== Your objective ==
Please reproduce the lines of the records below from the one holding "Output the component" through the one holding "import * as", inclusive, skipping all pictures.

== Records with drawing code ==
────────────────────────────────────────

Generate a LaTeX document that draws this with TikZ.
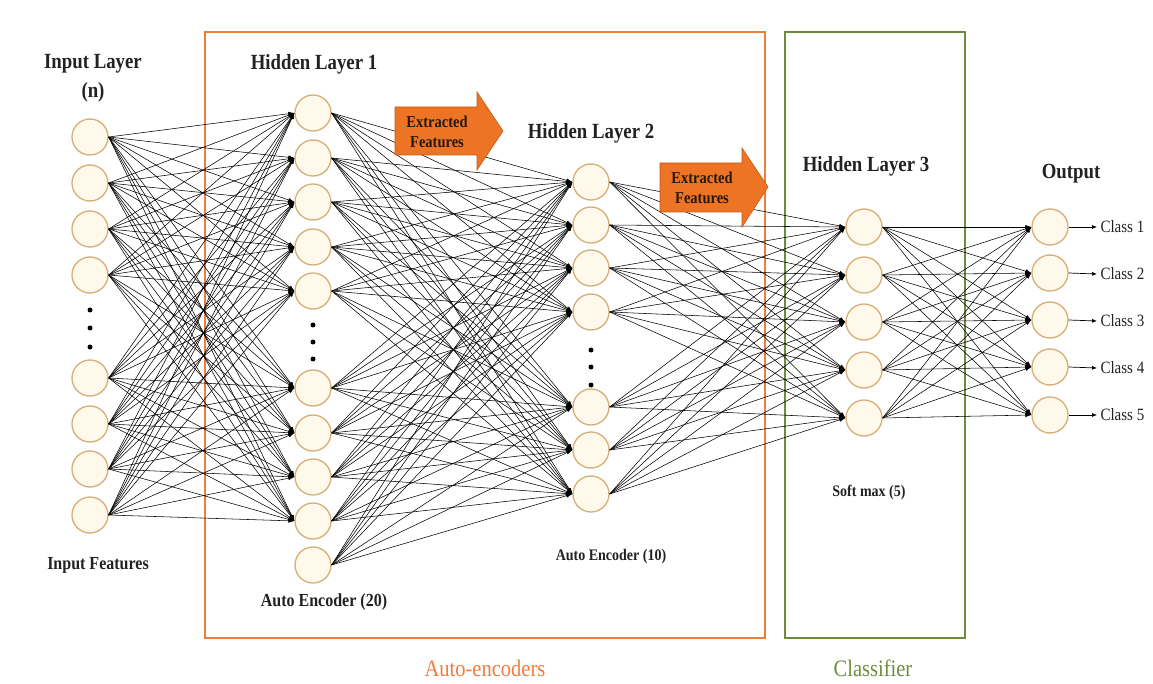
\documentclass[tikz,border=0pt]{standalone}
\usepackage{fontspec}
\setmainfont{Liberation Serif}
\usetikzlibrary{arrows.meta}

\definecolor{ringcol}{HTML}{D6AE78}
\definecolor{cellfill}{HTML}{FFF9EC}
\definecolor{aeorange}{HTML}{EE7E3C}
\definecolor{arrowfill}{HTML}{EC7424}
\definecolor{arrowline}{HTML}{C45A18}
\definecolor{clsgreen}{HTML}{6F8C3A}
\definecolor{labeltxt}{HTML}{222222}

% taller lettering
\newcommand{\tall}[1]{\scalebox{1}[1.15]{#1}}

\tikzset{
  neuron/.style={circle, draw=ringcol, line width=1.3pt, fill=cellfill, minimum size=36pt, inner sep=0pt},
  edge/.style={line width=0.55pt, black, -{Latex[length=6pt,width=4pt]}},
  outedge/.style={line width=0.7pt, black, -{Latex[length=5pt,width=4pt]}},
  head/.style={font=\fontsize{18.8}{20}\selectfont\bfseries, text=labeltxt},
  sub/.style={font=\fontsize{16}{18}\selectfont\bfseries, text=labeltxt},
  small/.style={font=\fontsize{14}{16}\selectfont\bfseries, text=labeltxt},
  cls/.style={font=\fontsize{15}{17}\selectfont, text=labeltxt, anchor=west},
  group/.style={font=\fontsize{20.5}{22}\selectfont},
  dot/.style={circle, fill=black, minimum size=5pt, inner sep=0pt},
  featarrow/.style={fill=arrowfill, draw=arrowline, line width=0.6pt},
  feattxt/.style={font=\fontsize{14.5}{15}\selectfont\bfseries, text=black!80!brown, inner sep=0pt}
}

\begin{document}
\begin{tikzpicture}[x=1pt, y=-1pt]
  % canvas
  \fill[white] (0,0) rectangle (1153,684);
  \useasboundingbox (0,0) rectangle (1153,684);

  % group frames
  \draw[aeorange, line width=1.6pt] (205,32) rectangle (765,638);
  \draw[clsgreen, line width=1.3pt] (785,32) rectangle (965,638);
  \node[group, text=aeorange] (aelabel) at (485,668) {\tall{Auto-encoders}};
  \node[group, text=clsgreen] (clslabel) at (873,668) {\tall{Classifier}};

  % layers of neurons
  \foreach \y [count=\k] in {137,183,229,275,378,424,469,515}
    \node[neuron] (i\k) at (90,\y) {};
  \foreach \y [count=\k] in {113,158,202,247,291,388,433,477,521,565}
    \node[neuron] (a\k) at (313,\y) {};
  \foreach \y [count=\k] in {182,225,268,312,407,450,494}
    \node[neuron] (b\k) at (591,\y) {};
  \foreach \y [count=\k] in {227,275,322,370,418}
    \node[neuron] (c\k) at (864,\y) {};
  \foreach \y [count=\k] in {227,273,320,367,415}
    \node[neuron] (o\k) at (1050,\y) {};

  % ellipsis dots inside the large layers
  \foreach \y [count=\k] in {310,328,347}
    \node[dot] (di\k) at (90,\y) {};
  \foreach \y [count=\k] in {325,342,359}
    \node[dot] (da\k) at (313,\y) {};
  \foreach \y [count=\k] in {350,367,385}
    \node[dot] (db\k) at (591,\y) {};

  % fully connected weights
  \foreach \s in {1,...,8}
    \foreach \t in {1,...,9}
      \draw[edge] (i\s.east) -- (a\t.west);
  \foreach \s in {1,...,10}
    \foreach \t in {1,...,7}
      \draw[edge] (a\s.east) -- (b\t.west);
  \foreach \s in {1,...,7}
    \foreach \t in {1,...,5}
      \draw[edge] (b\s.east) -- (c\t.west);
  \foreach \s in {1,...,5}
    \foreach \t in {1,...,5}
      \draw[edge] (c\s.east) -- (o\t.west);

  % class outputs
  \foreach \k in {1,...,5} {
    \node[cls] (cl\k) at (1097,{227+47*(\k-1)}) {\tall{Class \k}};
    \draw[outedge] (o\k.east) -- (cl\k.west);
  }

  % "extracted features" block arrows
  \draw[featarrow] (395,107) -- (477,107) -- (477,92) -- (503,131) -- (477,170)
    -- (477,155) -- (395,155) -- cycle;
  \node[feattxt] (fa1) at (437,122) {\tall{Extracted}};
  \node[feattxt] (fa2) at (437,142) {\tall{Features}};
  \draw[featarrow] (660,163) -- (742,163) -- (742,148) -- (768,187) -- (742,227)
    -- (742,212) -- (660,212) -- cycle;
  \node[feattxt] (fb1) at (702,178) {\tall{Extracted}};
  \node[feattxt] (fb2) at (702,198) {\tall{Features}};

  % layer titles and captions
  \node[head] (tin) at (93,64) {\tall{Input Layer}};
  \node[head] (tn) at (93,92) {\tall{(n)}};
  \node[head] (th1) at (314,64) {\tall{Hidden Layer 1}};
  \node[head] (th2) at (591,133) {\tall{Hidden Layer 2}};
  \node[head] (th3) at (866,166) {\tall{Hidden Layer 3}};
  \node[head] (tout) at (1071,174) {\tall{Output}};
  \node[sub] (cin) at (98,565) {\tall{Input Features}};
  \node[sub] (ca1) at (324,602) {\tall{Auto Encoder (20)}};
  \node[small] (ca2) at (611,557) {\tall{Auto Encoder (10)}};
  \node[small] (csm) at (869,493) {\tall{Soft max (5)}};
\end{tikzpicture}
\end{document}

────────────────────────────────────────

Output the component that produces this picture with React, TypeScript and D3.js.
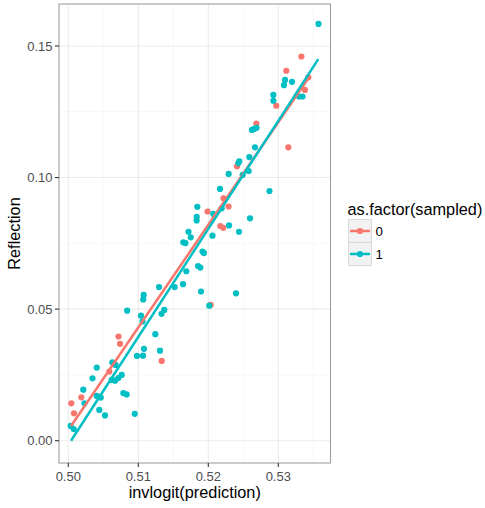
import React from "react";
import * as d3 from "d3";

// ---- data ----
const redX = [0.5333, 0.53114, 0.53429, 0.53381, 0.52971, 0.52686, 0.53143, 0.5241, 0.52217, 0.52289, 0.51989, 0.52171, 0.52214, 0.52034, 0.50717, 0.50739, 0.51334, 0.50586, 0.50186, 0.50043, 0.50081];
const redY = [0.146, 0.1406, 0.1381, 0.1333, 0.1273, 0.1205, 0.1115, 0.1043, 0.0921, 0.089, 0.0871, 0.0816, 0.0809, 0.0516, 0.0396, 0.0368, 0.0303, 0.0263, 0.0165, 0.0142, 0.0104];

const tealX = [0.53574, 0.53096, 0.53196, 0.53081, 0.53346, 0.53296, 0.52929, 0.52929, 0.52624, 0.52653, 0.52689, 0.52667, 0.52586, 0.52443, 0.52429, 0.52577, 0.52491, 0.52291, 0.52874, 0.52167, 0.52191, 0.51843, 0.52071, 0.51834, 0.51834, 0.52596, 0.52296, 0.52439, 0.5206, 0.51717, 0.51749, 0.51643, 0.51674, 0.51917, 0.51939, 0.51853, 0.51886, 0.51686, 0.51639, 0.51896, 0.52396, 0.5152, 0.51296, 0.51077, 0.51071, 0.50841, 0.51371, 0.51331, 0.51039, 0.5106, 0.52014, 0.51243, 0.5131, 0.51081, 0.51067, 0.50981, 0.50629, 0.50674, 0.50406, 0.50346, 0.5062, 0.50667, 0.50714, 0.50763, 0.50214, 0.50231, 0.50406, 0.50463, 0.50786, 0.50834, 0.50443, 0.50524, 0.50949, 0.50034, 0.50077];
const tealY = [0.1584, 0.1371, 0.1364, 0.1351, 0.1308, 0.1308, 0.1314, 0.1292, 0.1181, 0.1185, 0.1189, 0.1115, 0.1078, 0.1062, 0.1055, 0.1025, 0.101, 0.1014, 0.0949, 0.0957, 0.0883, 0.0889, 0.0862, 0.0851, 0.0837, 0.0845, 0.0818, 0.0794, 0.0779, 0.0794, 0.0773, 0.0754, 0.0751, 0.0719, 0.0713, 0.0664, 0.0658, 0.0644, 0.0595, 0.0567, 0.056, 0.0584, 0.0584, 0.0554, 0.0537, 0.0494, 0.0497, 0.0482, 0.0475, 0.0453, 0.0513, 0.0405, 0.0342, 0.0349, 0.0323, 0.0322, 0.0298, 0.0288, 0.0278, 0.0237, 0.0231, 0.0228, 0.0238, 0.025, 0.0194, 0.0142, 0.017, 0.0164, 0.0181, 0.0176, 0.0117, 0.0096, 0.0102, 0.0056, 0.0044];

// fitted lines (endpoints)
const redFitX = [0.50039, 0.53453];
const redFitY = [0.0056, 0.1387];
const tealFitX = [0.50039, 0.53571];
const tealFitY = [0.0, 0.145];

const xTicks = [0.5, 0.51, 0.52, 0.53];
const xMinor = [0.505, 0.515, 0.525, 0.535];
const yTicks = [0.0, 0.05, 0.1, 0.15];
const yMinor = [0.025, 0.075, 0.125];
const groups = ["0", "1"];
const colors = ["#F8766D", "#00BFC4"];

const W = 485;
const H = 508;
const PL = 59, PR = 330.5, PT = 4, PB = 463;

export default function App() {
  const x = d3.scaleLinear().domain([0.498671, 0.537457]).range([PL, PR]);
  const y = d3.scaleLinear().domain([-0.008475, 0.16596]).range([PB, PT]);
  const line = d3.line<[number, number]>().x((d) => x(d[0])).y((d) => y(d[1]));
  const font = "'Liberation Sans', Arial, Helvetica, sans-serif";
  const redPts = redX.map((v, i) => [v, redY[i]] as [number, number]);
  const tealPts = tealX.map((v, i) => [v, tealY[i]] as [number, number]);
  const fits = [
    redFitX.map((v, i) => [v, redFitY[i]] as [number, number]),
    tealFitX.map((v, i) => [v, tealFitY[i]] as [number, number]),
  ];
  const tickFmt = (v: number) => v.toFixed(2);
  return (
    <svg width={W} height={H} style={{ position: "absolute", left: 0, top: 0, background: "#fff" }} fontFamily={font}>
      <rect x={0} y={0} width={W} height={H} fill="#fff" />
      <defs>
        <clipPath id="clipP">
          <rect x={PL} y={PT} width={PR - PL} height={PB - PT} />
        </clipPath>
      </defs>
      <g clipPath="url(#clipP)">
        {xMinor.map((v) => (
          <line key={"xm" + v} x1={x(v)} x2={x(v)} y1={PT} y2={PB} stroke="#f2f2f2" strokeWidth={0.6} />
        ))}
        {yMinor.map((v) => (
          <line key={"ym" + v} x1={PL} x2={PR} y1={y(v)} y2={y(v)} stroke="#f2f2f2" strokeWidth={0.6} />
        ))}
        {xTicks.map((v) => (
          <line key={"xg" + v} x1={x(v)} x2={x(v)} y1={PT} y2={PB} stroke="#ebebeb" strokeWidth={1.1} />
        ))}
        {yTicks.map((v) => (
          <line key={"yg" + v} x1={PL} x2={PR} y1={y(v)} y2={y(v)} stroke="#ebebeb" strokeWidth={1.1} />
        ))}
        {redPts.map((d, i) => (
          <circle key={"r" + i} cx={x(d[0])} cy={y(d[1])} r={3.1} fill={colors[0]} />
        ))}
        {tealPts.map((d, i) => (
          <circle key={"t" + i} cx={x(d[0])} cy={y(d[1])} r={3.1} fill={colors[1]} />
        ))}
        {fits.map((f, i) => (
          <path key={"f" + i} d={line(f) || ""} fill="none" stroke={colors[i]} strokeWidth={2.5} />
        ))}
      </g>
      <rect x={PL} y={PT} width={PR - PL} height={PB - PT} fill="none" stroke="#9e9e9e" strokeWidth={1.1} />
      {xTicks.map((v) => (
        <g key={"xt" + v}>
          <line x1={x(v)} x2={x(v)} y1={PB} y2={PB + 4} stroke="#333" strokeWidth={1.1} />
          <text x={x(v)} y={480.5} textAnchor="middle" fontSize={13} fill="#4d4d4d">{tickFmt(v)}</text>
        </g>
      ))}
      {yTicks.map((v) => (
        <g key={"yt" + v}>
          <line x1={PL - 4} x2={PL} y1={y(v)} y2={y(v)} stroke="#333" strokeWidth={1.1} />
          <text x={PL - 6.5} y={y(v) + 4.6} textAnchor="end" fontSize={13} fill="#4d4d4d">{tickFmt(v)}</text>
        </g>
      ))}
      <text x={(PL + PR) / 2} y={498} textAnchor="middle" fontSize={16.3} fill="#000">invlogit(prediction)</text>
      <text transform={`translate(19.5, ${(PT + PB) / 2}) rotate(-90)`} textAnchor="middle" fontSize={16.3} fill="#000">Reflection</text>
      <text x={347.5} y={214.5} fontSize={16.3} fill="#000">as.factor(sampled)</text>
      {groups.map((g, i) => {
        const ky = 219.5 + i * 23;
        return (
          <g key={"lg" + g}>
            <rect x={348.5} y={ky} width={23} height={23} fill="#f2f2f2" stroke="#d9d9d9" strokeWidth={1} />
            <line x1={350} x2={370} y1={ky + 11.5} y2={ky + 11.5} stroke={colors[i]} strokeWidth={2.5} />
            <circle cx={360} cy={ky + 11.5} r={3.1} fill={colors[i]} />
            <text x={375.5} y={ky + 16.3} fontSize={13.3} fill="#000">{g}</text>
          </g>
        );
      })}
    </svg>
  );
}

────────────────────────────────────────

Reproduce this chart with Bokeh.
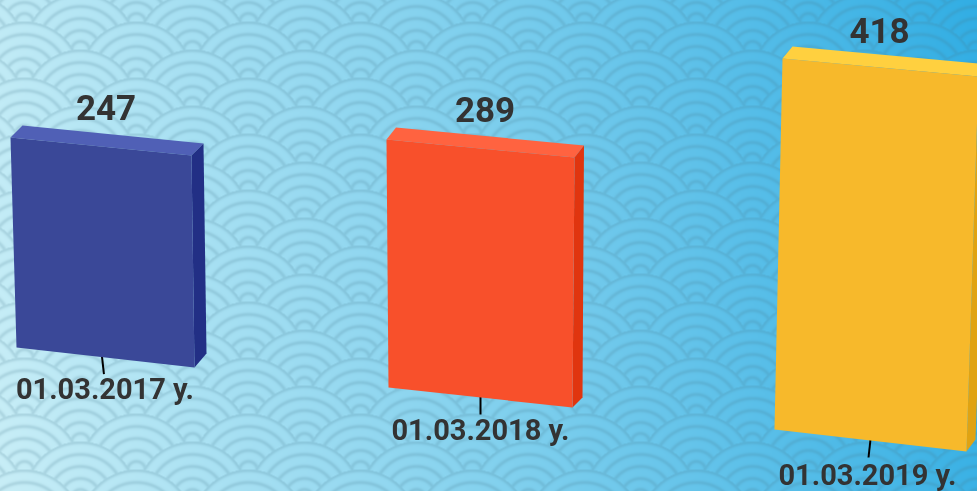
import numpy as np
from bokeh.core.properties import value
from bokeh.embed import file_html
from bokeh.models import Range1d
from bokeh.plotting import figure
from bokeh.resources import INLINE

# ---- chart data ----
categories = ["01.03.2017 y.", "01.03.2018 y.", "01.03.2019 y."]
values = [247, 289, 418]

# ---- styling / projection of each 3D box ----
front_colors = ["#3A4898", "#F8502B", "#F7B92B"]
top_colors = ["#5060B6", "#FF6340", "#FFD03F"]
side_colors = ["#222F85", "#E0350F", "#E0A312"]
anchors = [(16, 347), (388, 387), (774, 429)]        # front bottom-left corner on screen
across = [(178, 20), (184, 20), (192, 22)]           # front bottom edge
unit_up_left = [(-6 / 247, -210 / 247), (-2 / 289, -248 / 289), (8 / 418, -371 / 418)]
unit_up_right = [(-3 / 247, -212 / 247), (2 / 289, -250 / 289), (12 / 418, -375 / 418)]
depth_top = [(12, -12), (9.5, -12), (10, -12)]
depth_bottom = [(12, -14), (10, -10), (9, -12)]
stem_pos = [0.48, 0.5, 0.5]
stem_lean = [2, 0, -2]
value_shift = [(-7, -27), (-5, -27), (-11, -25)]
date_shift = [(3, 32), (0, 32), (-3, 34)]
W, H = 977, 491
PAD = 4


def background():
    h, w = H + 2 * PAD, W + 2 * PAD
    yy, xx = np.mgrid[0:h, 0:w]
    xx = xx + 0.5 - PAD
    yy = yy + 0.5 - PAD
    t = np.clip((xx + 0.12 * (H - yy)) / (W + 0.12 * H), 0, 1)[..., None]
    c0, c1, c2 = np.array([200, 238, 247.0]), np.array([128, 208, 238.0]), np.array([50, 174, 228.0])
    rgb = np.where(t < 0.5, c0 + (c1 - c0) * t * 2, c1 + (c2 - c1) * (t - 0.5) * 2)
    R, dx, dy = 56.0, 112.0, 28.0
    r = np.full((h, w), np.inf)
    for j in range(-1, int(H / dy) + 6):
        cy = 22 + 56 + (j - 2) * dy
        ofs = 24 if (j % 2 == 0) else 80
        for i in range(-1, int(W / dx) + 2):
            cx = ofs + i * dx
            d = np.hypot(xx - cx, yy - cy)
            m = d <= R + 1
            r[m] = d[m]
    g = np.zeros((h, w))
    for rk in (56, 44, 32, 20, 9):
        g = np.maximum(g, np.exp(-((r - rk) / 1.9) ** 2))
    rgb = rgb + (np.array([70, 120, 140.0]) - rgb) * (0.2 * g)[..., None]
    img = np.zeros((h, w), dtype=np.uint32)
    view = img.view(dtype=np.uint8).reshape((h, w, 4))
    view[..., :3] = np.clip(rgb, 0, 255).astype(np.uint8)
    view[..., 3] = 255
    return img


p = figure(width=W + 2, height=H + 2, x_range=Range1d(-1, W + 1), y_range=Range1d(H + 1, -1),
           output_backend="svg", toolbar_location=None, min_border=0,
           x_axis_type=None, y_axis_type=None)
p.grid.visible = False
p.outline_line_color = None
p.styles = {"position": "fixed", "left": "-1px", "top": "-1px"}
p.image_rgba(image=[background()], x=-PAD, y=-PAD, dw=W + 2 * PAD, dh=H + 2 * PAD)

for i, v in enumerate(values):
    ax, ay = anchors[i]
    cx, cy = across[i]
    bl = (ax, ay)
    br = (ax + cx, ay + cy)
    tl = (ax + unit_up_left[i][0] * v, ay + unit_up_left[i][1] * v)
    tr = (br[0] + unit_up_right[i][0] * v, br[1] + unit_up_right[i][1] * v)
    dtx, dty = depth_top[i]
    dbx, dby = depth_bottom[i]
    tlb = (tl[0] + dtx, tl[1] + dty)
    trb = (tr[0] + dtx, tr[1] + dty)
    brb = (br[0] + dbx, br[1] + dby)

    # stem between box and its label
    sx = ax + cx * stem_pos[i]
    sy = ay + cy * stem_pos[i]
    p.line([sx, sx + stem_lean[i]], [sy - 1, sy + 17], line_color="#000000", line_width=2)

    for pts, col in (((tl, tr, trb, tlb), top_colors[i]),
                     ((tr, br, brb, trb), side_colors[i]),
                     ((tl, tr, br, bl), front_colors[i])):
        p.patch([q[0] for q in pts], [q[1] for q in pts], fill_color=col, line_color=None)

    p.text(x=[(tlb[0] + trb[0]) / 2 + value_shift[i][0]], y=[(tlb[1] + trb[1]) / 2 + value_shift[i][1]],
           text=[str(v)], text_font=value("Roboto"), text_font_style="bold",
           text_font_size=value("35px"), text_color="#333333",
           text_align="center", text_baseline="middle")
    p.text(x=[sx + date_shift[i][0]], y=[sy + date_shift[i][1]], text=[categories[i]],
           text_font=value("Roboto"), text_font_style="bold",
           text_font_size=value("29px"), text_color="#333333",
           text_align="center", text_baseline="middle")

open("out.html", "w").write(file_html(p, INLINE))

────────────────────────────────────────

== Full solution ==
Output the component that produces this picture with React, TypeScript and D3.js.
import React from "react";
import * as d3 from "d3";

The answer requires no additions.